*Task details*.
Find each line containing the string "with" and return it.

--- start ---

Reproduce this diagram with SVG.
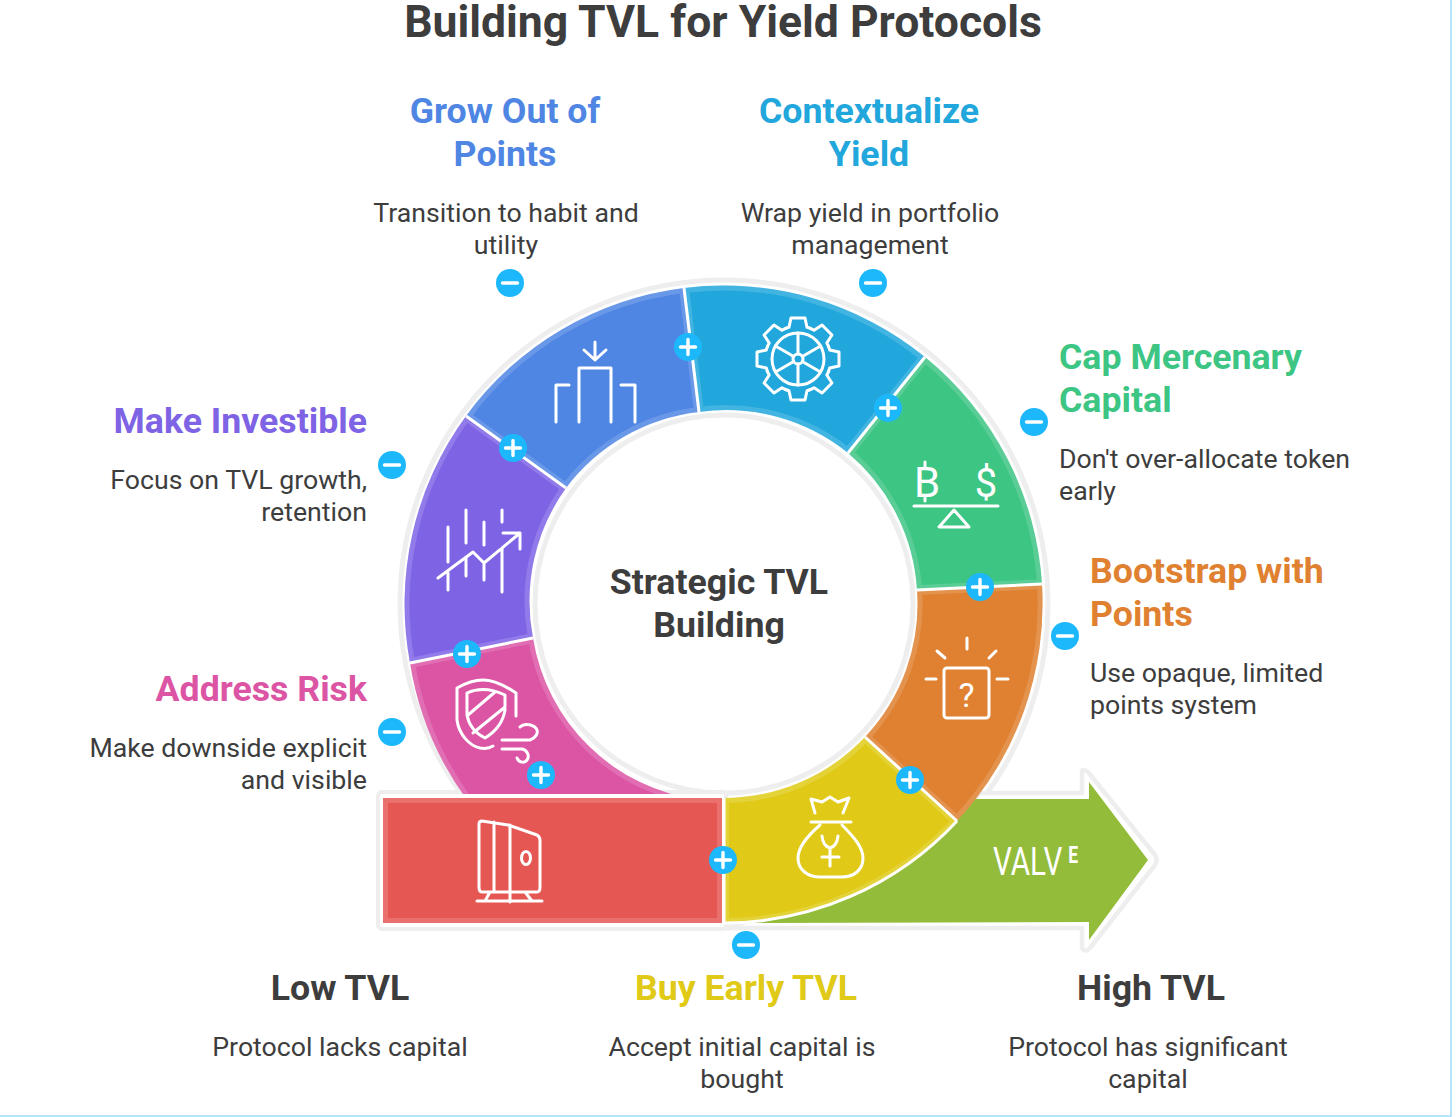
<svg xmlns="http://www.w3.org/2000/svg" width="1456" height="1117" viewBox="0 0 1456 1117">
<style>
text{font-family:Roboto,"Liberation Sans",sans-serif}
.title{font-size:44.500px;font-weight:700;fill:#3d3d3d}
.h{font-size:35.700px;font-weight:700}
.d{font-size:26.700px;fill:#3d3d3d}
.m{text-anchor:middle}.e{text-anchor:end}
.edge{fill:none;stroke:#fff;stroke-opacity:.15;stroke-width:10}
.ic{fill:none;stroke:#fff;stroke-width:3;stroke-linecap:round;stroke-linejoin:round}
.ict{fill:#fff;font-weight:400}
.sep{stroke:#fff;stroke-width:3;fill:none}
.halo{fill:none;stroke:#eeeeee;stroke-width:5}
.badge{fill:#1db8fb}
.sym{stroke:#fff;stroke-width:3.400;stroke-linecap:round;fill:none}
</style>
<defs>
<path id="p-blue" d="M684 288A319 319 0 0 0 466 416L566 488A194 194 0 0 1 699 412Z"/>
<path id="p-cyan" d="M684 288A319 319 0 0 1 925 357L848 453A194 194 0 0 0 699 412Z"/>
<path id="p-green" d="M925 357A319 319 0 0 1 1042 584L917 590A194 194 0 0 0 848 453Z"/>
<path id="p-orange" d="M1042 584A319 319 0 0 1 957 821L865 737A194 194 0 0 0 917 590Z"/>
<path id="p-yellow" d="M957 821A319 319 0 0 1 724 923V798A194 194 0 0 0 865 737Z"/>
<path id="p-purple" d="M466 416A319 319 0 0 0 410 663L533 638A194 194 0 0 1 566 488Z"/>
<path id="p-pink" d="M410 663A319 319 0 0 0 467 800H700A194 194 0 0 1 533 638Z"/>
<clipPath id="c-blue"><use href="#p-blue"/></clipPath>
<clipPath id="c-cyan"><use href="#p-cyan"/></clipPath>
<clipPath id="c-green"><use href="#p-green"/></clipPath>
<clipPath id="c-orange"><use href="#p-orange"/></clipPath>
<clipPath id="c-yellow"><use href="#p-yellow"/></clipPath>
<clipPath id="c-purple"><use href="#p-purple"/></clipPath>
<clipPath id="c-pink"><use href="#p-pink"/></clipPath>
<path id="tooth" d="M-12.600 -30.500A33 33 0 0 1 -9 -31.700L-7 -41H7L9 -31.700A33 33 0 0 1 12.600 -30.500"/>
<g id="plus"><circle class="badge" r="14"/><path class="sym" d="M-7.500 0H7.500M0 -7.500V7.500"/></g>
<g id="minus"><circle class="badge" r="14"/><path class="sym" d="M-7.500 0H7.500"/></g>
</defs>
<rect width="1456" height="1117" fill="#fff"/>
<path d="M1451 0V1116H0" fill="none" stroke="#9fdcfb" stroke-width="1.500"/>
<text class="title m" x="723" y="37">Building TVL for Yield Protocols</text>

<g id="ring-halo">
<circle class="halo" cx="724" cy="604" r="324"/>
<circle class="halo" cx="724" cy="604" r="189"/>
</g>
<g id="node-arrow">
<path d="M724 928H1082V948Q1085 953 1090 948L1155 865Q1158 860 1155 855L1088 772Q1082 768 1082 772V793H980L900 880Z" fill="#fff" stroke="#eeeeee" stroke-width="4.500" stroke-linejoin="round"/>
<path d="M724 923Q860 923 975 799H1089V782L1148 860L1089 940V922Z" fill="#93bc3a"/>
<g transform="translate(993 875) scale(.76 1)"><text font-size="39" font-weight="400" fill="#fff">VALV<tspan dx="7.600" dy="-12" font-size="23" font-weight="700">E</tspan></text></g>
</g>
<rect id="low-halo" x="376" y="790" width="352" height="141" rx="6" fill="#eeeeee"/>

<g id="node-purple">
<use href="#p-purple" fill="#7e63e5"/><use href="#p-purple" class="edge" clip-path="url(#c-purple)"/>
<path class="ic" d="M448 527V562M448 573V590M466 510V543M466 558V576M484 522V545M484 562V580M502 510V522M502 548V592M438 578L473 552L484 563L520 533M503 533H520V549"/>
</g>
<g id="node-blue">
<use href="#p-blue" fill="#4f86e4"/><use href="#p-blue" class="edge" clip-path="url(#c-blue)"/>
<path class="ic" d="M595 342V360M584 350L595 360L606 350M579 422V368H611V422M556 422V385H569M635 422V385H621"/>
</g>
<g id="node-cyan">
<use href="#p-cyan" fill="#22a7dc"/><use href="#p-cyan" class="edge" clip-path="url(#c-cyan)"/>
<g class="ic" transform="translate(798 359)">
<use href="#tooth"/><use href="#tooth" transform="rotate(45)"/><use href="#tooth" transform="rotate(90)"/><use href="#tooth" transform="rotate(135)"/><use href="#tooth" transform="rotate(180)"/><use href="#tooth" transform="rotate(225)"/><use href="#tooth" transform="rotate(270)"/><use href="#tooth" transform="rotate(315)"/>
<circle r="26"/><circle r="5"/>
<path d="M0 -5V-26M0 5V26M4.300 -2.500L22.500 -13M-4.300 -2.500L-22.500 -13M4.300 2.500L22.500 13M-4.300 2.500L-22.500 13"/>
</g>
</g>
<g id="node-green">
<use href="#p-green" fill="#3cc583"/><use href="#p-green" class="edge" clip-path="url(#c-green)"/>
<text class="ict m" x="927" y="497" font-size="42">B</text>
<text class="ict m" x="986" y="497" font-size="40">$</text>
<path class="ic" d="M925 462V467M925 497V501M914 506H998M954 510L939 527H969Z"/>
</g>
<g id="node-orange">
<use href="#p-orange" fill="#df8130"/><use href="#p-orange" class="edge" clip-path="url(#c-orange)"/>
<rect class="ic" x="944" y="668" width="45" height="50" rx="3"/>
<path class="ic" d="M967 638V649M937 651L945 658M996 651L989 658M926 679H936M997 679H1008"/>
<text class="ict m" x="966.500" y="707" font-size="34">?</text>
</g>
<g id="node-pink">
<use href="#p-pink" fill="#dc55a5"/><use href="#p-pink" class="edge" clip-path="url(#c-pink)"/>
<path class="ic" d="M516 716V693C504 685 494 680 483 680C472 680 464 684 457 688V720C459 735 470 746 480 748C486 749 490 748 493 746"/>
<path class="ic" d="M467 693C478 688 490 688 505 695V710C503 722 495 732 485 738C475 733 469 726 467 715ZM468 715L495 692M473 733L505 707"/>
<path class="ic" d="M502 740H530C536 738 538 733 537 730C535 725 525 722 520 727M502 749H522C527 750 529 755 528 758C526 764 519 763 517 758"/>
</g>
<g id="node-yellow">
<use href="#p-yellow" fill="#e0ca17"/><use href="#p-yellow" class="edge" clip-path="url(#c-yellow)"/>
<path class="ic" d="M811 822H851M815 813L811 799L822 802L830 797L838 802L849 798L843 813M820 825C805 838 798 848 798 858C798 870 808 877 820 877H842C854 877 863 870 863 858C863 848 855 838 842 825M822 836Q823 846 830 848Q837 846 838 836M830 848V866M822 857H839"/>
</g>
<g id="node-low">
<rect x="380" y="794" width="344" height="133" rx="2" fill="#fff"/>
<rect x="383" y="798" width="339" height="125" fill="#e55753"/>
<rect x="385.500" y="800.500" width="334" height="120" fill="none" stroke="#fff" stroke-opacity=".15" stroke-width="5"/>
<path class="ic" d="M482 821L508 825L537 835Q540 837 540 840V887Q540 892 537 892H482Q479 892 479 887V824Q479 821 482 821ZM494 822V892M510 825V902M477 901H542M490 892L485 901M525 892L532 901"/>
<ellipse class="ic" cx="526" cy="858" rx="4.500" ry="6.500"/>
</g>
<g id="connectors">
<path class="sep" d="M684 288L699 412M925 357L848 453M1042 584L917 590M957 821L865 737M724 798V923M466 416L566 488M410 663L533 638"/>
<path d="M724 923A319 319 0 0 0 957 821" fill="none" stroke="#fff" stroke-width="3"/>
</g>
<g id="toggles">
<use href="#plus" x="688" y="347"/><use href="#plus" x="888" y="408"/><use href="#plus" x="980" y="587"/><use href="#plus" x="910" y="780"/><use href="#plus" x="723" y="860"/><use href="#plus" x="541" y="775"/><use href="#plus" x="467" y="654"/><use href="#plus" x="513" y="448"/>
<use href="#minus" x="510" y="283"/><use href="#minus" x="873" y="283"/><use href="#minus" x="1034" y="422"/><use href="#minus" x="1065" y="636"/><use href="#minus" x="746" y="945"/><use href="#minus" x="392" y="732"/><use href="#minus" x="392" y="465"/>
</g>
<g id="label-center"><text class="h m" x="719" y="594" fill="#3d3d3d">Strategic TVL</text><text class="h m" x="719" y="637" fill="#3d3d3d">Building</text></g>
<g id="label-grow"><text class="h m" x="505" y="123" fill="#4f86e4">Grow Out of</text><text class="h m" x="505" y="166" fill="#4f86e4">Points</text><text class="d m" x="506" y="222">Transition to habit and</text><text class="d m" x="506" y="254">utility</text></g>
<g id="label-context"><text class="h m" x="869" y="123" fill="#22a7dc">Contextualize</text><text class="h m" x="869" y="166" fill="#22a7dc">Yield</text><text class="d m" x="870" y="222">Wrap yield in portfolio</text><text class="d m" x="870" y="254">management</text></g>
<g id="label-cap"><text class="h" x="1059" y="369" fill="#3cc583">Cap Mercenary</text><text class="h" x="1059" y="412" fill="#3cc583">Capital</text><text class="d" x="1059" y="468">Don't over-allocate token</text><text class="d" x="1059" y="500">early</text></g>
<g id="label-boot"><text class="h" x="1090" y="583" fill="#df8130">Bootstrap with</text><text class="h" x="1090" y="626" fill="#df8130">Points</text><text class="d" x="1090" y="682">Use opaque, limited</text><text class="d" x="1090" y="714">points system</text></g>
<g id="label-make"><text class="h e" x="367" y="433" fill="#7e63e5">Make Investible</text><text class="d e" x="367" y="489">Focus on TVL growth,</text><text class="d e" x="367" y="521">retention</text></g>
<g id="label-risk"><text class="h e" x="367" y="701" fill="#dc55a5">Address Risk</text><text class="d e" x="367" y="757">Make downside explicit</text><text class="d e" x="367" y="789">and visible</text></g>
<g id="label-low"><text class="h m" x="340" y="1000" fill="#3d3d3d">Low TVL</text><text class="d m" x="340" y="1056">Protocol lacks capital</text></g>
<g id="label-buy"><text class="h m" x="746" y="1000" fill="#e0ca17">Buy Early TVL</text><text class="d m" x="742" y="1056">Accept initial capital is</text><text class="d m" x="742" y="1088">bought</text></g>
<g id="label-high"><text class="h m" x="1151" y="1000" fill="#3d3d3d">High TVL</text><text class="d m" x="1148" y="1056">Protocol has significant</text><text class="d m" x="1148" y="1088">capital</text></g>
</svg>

--- end ---

*Final result*.
Reproduce this diagram with SVG.
<g id="label-boot"><text class="h" x="1090" y="583" fill="#df8130">Bootstrap with</text><text class="h" x="1090" y="626" fill="#df8130">Points</text><text class="d" x="1090" y="682">Use opaque, limited</text><text class="d" x="1090" y="714">points system</text></g>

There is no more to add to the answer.